The consensus today is that the plane had a mechanical flaw; the center fuel tank did explode. With perfect hindsight, I would say our coverage, driven by the views of experts and law enforcement personnel, tilted too far toward a theory for which there was little or no evidence. We were insufficiently skeptical. We didn’t appreciate the extent to which those nice guys from Boeing might themselves be just a little biased in their certainty that center fuel tanks don’t explode.

You can easily be blinded by the conventional wisdom blaring out from the television each day. Many news organizations, for example, leaned in the direction of Middle East terrorism the day in 1995 when the Oklahoma City federal building was leveled by a bomb. The attack, after all, had all the classic signatures of Islamic terrorism. Not everybody was convinced. A tiny Middle Eastern news service in Washington wrote a piece suggesting the attack might have been the work of American militia groups. How did they know? The journalists sat down, looked at the date, April 19-the second anniversary of the federal government’s botched raid on the Branch Davidian compound in Texas-pulled together some reporting they had done previously on the subject, and wrote their story. How did they go against the consensus so obvious to all of the experts advancing their views hourly on CNN? Easy, one of the editors later told the Washington Post: We don’t have CNN on in our office during the day. It is much too distracting when you’re trying to think.

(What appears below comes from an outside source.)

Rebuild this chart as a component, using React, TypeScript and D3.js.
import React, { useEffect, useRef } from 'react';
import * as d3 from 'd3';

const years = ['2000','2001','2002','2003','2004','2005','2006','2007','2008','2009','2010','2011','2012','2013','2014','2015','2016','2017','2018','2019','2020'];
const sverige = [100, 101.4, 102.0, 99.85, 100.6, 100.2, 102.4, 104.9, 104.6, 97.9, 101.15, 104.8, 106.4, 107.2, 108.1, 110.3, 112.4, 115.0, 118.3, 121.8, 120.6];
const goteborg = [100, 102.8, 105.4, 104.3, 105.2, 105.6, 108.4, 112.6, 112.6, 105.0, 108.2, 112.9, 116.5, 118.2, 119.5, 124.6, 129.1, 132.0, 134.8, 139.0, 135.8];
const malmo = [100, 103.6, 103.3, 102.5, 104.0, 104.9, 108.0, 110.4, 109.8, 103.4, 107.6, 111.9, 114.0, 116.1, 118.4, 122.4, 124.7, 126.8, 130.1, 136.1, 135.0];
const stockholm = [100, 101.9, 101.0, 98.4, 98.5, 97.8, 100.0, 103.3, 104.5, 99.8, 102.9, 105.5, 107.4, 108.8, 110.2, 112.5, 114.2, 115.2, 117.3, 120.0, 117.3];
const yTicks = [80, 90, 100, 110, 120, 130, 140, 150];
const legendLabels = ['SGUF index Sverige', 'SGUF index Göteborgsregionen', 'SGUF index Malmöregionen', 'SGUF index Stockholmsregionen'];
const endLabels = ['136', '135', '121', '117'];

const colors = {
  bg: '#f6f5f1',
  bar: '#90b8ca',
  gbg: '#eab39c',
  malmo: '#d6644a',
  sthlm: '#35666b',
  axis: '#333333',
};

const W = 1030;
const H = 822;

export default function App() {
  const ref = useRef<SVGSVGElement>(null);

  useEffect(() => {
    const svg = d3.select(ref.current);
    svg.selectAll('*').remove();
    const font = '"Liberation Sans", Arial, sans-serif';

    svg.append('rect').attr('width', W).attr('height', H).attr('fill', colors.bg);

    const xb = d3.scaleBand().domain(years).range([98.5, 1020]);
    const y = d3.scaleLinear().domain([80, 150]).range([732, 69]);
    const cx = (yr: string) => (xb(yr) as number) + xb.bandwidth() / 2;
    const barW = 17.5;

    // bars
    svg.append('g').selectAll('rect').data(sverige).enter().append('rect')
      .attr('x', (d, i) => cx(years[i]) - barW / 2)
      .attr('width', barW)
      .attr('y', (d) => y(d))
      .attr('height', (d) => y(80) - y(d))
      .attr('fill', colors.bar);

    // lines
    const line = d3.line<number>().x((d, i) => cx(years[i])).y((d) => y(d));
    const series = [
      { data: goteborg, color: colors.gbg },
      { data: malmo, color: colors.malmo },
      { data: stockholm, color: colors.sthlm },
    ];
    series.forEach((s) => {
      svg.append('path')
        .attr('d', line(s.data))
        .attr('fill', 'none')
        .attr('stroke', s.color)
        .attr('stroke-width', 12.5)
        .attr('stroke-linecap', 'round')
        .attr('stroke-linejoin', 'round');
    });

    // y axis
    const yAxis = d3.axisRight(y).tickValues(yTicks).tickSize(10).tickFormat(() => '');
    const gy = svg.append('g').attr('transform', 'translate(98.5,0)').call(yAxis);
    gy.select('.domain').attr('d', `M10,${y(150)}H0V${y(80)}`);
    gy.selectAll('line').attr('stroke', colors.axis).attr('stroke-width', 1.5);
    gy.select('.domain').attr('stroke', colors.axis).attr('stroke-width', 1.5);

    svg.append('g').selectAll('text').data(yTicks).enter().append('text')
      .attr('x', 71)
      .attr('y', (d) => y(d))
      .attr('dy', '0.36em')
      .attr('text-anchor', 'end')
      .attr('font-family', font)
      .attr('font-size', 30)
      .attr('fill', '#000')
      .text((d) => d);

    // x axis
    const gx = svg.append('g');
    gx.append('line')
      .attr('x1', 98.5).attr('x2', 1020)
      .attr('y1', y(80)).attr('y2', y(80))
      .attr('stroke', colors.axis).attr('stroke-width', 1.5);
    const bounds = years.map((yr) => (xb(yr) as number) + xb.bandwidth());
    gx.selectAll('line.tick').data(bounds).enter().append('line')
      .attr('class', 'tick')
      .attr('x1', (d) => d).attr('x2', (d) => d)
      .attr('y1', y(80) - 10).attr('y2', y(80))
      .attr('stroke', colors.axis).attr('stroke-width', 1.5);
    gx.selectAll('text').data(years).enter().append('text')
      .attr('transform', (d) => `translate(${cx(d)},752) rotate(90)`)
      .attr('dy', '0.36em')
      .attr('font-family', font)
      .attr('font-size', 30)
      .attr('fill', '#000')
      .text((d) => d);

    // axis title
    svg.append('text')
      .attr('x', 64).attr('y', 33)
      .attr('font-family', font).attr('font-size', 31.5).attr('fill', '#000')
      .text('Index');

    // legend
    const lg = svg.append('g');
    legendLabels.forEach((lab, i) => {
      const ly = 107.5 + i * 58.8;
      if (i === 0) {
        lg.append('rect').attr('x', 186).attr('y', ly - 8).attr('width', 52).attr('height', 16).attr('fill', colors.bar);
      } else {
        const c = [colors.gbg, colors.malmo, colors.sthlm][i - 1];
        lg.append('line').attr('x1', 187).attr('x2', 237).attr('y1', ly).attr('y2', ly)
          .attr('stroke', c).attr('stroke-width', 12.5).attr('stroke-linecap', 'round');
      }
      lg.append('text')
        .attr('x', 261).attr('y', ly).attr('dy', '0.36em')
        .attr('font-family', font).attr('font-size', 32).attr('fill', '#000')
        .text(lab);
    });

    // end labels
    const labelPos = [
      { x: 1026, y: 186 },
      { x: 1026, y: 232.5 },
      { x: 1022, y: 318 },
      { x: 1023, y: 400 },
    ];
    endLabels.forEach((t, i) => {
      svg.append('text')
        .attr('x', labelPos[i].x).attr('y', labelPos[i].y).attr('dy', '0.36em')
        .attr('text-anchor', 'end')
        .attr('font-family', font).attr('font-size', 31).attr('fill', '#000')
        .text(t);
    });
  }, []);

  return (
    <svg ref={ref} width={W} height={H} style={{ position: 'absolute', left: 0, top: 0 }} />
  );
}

Let me conclude by asserting the obvious. Thinking is what they pay us for. It is, perhaps, a bit counterintuitive to be urging talented, investigative journalists to take a jaundiced view of the power structure. After all, isn’t the general critique of the media that we strain too hard to establish conspiracies where none exists? To that, I would reply yes and no. There are, to be sure, disciples of the Oliver Stone School of American Journalism who connect the dots furiously. We all know reporters who add two and two and come up with 144 and say, when challenged on their leaps of logic, “Come on, don’t be naive.”

But I would contend there are just as many stories missed by reporters who start their day with a strong sense of what is and what is not likely to happen. They fit each interview, each document, each announcement, into an overall framework of plausibility. The dirty secret is that we have scant idea of what others would or wouldn’t do. Governments and businesses manage to keep their most fascinating activities from public view. Our sense that they wouldn’t do that is derived from sketchy information, at best. Most often, it is drawn from glimpses behind the curtain that they allow in the first place. I would urge that you be guided by what you find, rather than what you think you’ll find. The most important question is often the question we don’t think we need to ask. Today’s paradigm is tomorrow’s misguided theory. We are, as a profession, lousy at predicting the future. So let’s not try. As long as we keep our minds open and don’t censor ourselves, we all have a chance to seize the next great story when it floats into view. If history teaches us one thing, it is that they would do that.